[Begin Material for this task]
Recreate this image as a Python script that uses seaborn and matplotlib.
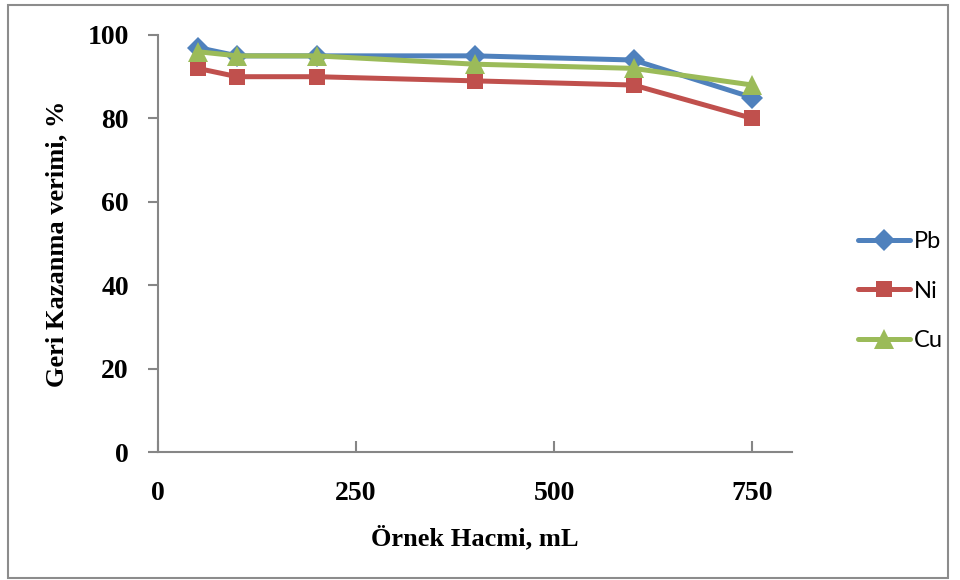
import matplotlib
matplotlib.use("Agg")
import matplotlib.pyplot as plt
import seaborn as sns
import pandas as pd
from matplotlib.patches import Rectangle

# Data
volumes = [50, 100, 200, 400, 600, 750]
pb = [97, 95, 95, 95, 94, 85]
ni = [92, 90, 90, 89, 88, 80]
cu = [96, 95, 95, 93, 92, 88]
series_names = ["Pb", "Ni", "Cu"]
x_ticks = [0, 250, 500, 750]
y_ticks = [0, 20, 40, 60, 80, 100]

df = pd.DataFrame({"x": volumes * 3,
                   "y": pb + ni + cu,
                   "metal": sum([[n] * len(volumes) for n in series_names], [])})

sns.set_theme(style="white")
plt.rcParams['font.family'] = ['Liberation Serif', 'DejaVu Serif']
plt.rcParams['text.color'] = 'black'
plt.rcParams['axes.labelcolor'] = 'black'

fig = plt.figure(figsize=(9.6, 5.8), dpi=100)
ax = fig.add_axes([158/960, 1-452/580, (792-158)/960, (452-35)/580])

palette = {"Pb": "#4F81BD", "Ni": "#C0504D", "Cu": "#9BBB59"}
markers = {"Pb": "D", "Ni": "s", "Cu": "^"}
sizes = {"Pb": 11, "Ni": 12, "Cu": 14}
for name in series_names:
    sub = df[df.metal == name]
    sns.lineplot(data=sub, x="x", y="y", ax=ax, color=palette[name],
                 marker=markers[name], markersize=sizes[name], linewidth=3.6,
                 markeredgewidth=0, label=name, sort=False)

ax.set_xlim(0, 800)
ax.set_ylim(0, 100)
ax.set_xticks(x_ticks)
ax.set_yticks(y_ticks)
for s in ["top", "right"]:
    ax.spines[s].set_visible(False)
for s in ["left", "bottom"]:
    ax.spines[s].set_color("#868686")
    ax.spines[s].set_linewidth(1.5)
ax.tick_params(axis="y", direction="out", length=7, width=1.5, color="#868686",
               left=True, labelsize=20, pad=14, labelcolor="black")
ax.tick_params(axis="x", direction="in", length=8, width=1.5, color="#868686",
               bottom=True, labelsize=20, pad=21, labelcolor="black")
for lab in ax.get_xticklabels() + ax.get_yticklabels():
    lab.set_fontweight("bold")

ax.set_xlabel("Örnek Hacmi, mL", fontsize=19, fontweight="bold", labelpad=14)
ax.set_ylabel("Geri Kazanma verimi, %", fontsize=19, fontweight="bold", labelpad=14)

leg = ax.legend(loc="center left", bbox_to_anchor=(1.071, 0.386), frameon=False,
                prop={"family": ["Lato", "DejaVu Sans"], "size": 17},
                handlelength=2.2, handletextpad=0.15, labelspacing=1.2)
for t in leg.get_texts():
    t.set_color("black")

fig.patches.append(Rectangle((8/960, 2/580), 940/960, 573/580, transform=fig.transFigure,
                             fill=False, edgecolor="#8c8c8c", linewidth=1.5))

fig.savefig("out.png", dpi=100)
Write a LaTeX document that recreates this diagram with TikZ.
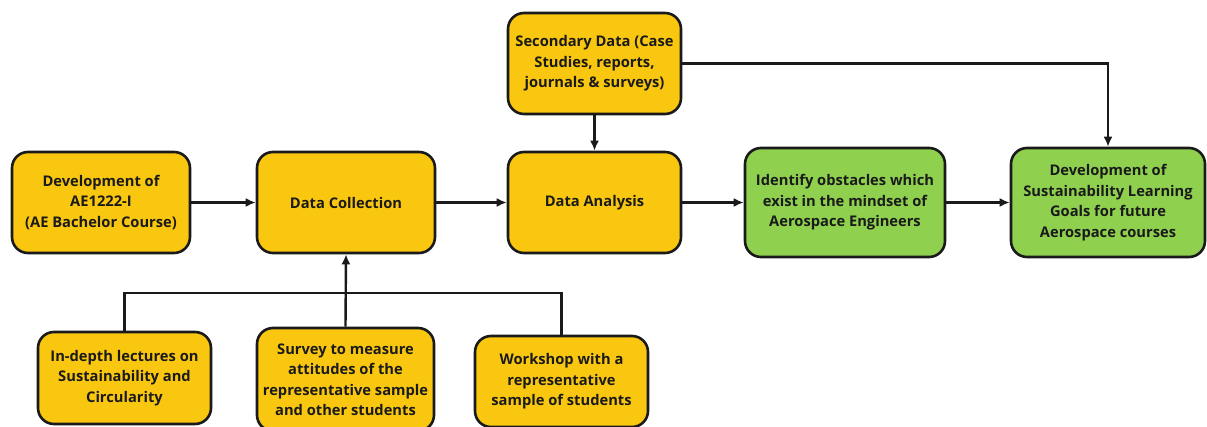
[End Material for this task]
**Objective**
Copy the listing in full and without alteration, omitting every picture.

**Solution to the exercise**
Recreate this image as a Python script that uses seaborn and matplotlib.
import matplotlib
matplotlib.use("Agg")
import matplotlib.pyplot as plt
import seaborn as sns
import pandas as pd
from matplotlib.patches import Rectangle

# Data
volumes = [50, 100, 200, 400, 600, 750]
pb = [97, 95, 95, 95, 94, 85]
ni = [92, 90, 90, 89, 88, 80]
cu = [96, 95, 95, 93, 92, 88]
series_names = ["Pb", "Ni", "Cu"]
x_ticks = [0, 250, 500, 750]
y_ticks = [0, 20, 40, 60, 80, 100]

df = pd.DataFrame({"x": volumes * 3,
                   "y": pb + ni + cu,
                   "metal": sum([[n] * len(volumes) for n in series_names], [])})

sns.set_theme(style="white")
plt.rcParams['font.family'] = ['Liberation Serif', 'DejaVu Serif']
plt.rcParams['text.color'] = 'black'
plt.rcParams['axes.labelcolor'] = 'black'

fig = plt.figure(figsize=(9.6, 5.8), dpi=100)
ax = fig.add_axes([158/960, 1-452/580, (792-158)/960, (452-35)/580])

palette = {"Pb": "#4F81BD", "Ni": "#C0504D", "Cu": "#9BBB59"}
markers = {"Pb": "D", "Ni": "s", "Cu": "^"}
sizes = {"Pb": 11, "Ni": 12, "Cu": 14}
for name in series_names:
    sub = df[df.metal == name]
    sns.lineplot(data=sub, x="x", y="y", ax=ax, color=palette[name],
                 marker=markers[name], markersize=sizes[name], linewidth=3.6,
                 markeredgewidth=0, label=name, sort=False)

ax.set_xlim(0, 800)
ax.set_ylim(0, 100)
ax.set_xticks(x_ticks)
ax.set_yticks(y_ticks)
for s in ["top", "right"]:
    ax.spines[s].set_visible(False)
for s in ["left", "bottom"]:
    ax.spines[s].set_color("#868686")
    ax.spines[s].set_linewidth(1.5)
ax.tick_params(axis="y", direction="out", length=7, width=1.5, color="#868686",
               left=True, labelsize=20, pad=14, labelcolor="black")
ax.tick_params(axis="x", direction="in", length=8, width=1.5, color="#868686",
               bottom=True, labelsize=20, pad=21, labelcolor="black")
for lab in ax.get_xticklabels() + ax.get_yticklabels():
    lab.set_fontweight("bold")

ax.set_xlabel("Örnek Hacmi, mL", fontsize=19, fontweight="bold", labelpad=14)
ax.set_ylabel("Geri Kazanma verimi, %", fontsize=19, fontweight="bold", labelpad=14)

leg = ax.legend(loc="center left", bbox_to_anchor=(1.071, 0.386), frameon=False,
                prop={"family": ["Lato", "DejaVu Sans"], "size": 17},
                handlelength=2.2, handletextpad=0.15, labelspacing=1.2)
for t in leg.get_texts():
    t.set_color("black")

fig.patches.append(Rectangle((8/960, 2/580), 940/960, 573/580, transform=fig.transFigure,
                             fill=False, edgecolor="#8c8c8c", linewidth=1.5))

fig.savefig("out.png", dpi=100)
Write a LaTeX document that recreates this diagram with TikZ.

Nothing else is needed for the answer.